→ **Exercise description**: The listing below begins with the first line you should copy; stop after the line containing "const pts = (rows: number[][]): Pt[]", and drop every picture.

→ **Source material**:
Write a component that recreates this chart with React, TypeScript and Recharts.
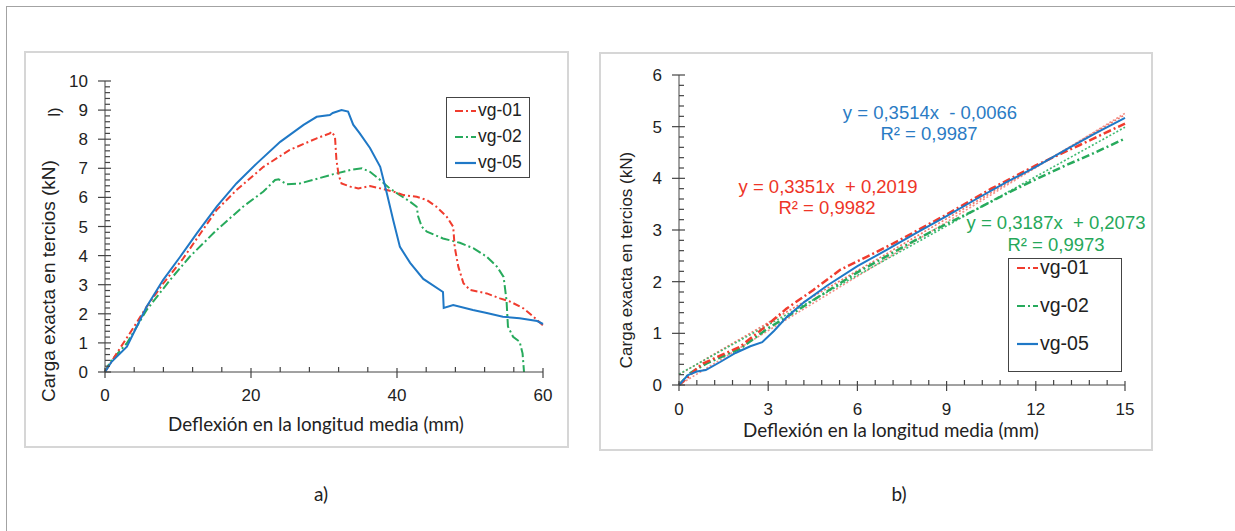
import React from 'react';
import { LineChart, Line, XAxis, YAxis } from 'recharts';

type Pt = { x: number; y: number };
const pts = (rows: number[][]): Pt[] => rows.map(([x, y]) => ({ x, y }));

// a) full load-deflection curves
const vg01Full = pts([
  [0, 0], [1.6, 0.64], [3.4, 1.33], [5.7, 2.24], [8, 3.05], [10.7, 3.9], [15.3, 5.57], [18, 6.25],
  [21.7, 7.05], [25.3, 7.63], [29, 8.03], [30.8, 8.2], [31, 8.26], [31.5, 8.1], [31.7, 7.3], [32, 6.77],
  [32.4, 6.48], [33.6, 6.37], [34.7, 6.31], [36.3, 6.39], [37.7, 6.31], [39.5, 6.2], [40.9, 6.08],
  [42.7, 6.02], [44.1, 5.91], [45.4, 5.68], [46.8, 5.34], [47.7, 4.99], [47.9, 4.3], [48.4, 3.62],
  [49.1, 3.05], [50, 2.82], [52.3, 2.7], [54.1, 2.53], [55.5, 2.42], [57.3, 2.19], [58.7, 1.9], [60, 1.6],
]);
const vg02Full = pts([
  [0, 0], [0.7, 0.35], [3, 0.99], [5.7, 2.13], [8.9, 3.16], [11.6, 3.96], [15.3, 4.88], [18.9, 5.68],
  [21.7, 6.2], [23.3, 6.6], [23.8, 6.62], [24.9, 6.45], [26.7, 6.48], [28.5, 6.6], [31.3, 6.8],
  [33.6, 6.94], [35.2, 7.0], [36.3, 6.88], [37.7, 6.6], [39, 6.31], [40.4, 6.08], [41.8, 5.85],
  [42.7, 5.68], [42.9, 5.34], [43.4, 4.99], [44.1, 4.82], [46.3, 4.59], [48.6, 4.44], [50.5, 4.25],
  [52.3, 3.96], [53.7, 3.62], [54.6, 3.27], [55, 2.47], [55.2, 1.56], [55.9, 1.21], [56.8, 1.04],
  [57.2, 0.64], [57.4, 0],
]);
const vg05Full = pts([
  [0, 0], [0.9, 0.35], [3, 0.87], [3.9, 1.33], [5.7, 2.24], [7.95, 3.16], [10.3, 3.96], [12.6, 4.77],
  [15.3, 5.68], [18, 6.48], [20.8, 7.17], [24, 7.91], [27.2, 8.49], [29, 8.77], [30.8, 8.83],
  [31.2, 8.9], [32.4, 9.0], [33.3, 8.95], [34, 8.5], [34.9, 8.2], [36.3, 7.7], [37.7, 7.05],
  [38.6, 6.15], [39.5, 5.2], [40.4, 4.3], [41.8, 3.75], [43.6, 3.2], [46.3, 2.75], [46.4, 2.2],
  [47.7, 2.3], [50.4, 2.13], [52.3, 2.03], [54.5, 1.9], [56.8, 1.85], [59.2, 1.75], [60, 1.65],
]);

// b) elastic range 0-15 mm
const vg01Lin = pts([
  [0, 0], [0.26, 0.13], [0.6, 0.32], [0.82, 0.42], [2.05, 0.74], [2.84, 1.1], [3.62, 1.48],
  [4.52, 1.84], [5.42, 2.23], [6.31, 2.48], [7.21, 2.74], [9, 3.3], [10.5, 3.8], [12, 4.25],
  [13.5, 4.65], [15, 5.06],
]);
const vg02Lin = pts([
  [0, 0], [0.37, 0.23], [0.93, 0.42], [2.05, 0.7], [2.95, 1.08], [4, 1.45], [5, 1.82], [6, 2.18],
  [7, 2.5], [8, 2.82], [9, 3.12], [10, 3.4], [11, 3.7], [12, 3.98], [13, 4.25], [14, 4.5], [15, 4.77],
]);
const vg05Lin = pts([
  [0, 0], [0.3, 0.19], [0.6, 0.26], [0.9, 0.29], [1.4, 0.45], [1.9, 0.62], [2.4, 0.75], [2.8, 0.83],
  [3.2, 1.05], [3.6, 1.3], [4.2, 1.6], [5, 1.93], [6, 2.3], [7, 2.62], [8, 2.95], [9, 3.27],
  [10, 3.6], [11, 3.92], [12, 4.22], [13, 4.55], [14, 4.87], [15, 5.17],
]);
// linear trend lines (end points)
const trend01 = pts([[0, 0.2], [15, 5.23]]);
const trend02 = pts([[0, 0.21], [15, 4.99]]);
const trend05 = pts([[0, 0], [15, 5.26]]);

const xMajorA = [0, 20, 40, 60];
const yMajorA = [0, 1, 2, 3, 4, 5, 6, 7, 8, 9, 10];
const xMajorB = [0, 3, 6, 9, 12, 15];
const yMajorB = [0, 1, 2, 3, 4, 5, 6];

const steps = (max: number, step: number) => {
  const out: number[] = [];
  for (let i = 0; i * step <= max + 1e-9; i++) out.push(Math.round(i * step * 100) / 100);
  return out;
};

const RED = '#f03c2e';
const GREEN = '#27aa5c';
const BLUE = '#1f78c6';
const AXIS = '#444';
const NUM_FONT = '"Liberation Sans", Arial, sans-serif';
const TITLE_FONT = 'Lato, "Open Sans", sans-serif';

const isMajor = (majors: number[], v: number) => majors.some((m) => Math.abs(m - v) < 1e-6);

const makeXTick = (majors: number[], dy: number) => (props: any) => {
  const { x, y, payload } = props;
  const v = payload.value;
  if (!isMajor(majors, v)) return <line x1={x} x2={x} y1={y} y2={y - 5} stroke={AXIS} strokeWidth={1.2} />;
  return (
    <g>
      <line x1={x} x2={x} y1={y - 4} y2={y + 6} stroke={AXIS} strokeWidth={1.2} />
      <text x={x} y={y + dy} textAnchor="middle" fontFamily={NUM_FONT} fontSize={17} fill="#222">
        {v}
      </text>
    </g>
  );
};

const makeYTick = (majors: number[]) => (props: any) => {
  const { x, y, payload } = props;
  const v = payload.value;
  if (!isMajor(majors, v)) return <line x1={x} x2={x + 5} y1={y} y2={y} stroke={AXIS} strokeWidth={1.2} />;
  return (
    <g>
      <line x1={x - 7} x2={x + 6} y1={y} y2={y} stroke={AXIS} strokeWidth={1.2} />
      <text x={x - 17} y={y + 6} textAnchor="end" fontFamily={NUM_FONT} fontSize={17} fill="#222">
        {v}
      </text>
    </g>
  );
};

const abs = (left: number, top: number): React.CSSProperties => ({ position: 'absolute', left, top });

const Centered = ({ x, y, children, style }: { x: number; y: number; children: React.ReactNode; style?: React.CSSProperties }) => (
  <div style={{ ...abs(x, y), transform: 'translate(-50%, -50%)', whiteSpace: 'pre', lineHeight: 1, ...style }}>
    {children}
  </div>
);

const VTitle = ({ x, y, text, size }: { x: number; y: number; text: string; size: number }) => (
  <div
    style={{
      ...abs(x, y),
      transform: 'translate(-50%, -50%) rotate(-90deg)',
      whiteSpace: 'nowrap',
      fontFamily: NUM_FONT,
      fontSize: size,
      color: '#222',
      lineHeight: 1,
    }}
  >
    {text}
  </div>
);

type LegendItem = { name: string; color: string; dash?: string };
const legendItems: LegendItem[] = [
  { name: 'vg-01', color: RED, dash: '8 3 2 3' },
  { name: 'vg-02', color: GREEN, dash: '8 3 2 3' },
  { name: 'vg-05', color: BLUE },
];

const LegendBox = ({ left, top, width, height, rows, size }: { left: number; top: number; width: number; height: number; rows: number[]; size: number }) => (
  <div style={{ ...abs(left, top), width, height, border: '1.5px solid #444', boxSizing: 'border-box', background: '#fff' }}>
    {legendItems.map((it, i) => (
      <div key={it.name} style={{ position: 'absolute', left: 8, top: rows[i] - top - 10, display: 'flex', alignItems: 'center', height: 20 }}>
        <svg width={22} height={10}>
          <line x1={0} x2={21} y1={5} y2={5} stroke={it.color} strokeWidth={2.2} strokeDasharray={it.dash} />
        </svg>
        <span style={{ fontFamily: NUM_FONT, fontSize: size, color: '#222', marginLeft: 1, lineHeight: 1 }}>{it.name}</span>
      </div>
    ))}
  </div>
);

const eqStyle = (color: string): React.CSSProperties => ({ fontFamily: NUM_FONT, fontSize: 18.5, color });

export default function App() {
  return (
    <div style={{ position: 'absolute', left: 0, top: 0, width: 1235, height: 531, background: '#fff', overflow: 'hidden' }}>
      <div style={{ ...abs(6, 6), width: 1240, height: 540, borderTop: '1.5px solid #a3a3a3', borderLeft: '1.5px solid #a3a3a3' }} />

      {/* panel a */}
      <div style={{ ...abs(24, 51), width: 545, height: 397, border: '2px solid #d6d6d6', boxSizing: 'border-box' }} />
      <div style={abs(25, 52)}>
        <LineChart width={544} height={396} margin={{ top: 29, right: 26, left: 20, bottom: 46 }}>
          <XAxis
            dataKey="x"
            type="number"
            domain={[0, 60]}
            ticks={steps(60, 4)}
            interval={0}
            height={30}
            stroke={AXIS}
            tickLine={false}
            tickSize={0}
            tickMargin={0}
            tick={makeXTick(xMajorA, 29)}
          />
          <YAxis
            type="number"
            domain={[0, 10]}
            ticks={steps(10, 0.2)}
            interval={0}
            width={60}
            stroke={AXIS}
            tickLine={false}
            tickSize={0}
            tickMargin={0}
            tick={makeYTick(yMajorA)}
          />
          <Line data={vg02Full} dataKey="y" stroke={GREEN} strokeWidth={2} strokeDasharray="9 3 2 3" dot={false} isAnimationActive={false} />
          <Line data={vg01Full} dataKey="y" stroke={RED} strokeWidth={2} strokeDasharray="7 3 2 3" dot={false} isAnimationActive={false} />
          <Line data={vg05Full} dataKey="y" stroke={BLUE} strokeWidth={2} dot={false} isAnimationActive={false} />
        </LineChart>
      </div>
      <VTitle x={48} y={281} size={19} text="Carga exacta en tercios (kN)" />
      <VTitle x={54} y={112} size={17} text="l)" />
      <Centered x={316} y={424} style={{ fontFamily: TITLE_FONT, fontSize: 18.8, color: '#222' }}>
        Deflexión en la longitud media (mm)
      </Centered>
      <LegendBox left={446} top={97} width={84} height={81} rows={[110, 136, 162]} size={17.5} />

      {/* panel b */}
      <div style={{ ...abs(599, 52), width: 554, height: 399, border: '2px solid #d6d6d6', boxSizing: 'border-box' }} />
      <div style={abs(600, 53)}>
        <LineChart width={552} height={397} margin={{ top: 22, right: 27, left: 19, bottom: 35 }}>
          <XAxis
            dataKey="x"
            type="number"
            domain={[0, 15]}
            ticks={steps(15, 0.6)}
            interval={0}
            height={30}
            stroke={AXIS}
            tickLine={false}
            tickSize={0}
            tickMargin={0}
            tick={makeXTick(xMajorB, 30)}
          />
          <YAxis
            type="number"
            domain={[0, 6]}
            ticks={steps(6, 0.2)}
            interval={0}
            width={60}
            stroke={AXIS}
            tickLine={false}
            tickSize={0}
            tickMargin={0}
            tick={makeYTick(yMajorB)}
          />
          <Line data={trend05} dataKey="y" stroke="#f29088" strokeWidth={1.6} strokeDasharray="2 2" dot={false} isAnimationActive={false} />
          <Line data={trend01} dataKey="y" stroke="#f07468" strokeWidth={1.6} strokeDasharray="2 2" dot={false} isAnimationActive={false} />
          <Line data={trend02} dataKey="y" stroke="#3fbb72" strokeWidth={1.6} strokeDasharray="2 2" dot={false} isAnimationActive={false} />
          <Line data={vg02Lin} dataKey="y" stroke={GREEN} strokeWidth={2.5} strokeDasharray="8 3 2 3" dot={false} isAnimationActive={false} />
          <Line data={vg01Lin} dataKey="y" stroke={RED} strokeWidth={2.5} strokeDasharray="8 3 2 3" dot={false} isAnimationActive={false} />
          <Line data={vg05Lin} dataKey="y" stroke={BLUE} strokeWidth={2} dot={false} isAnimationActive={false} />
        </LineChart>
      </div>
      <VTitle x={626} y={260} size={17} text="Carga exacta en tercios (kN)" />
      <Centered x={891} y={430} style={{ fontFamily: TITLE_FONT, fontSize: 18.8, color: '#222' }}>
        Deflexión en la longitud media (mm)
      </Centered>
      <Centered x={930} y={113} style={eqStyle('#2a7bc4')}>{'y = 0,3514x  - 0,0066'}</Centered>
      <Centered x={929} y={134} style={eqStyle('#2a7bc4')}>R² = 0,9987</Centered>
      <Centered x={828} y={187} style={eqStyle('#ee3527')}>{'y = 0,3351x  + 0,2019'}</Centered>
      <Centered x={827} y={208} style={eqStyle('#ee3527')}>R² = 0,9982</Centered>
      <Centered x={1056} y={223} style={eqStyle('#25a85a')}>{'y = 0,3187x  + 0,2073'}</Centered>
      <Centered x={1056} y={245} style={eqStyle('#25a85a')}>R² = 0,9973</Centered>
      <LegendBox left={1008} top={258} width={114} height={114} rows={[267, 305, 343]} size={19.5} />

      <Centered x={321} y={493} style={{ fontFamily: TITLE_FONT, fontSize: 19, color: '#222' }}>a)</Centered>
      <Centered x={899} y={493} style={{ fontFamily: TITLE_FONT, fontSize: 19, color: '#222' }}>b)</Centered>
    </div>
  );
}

→ **Written answer**:
Write a component that recreates this chart with React, TypeScript and Recharts.
import React from 'react';
import { LineChart, Line, XAxis, YAxis } from 'recharts';

type Pt = { x: number; y: number };
const pts = (rows: number[][]): Pt[] => rows.map(([x, y]) => ({ x, y }));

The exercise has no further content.